Quando la situazione sembrava avviarsi verso il miglioramento, la rivoluzione in Iran, innescò il secondo shock petrolifero del 1979 che moltiplicò per quattro il prezzo del petrolio portandolo a 40 dollari al barile e il diffondersi della aspettativa del permanere di un tasso di inflazione a due cifre cominciò a preoccupare le Banche Centrali che con tempi diversi cominciarono molto gradualmente a spingere verso l’alto i tassi di interesse nominali, che comunque in termini reali rimanevano decisamente negativi. Solamente dopo la svolta radicale della politica economica inglese e della politica monetaria americana nell’ottobre del 1979, seguita in Italia nel giugno del 1981 dal cosiddetto divorzio Banca d’Italia-Tesoro, in tutti i paesi avanzati i tassi di interesse tornarono positivi in termini reali. La recessione che ne seguì ebbe diffusione mondiale e sancì definitivamente la fine della golden age del Dopoguerra, ovvero, la fine della fase di aspettative di benessere rapidamente crescente. Il prezzo del petrolio qualche anno dopo crollò e per i successivi quarant’anni circa, la discesa dei tassi di interesse e dell’inflazione fu propiziata dalla nuova àncora per i prezzi costituita dalla indipendenza delle Banche Centrali (BC) e dalla loro credibilità.
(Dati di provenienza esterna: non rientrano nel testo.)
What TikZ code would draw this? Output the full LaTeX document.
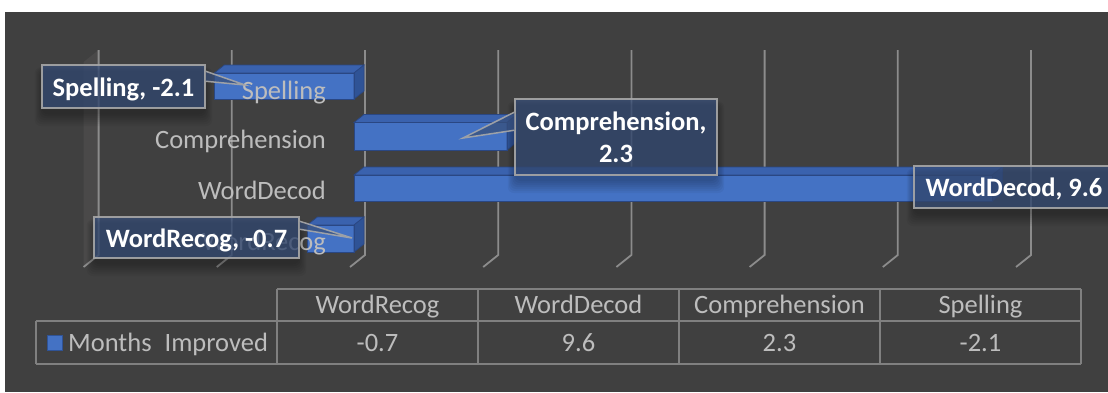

Quale lezione trarre dalla esperienza di quegli anni? Innanzitutto le dimensioni dello shock sono minori: raddoppio dei prezzi del petrolio e moltiplicazione per quattro di quelli del gas; in secondo luogo, non vi sono problemi di finanziamento di disavanzi esteri: le bilance dei pagamenti correnti europee sono complessivamente attive e quella americana è in equilibrio dal punto di vista energetico; in terzo luogo, le economie sono meno indicizzate e gli interventi di politica di bilancio sono finalizzati a sostenere i redditi medio-bassi per evitare che parte delle richieste di difesa del potere d’acquisto si scarichi sulle imprese riducendo il rischio di una spirale prezzi-salari-prezzi; da ultimo, le politiche monetarie sono consapevoli, vista l’esperienza di allora, che devono evitare che le aspettative di inflazione futura perdano l’àncora della credibilità e indipendenza delle BC e quindi accettano il rischio di un forte rallentamento della crescita macroeconomica a breve rendendo meno negativi in termini reali i tassi di interesse, pur di evitare una forte recessione cui sarebbero costrette portando i tassi di interesse a un livello maggiore del tasso di inflazione se rinviassero ancora per molto tempo di intervenire.
Purtroppo, c’è un Erdogan, che pensa che l’inflazione si governa riducendo i tassi di interesse, nascosto nel cuore di ogni populista e la strategia indicata potrebbe essere messa a repentaglio da esiti elettorali futuri, che minino la indipendenza e credibilità delle BC.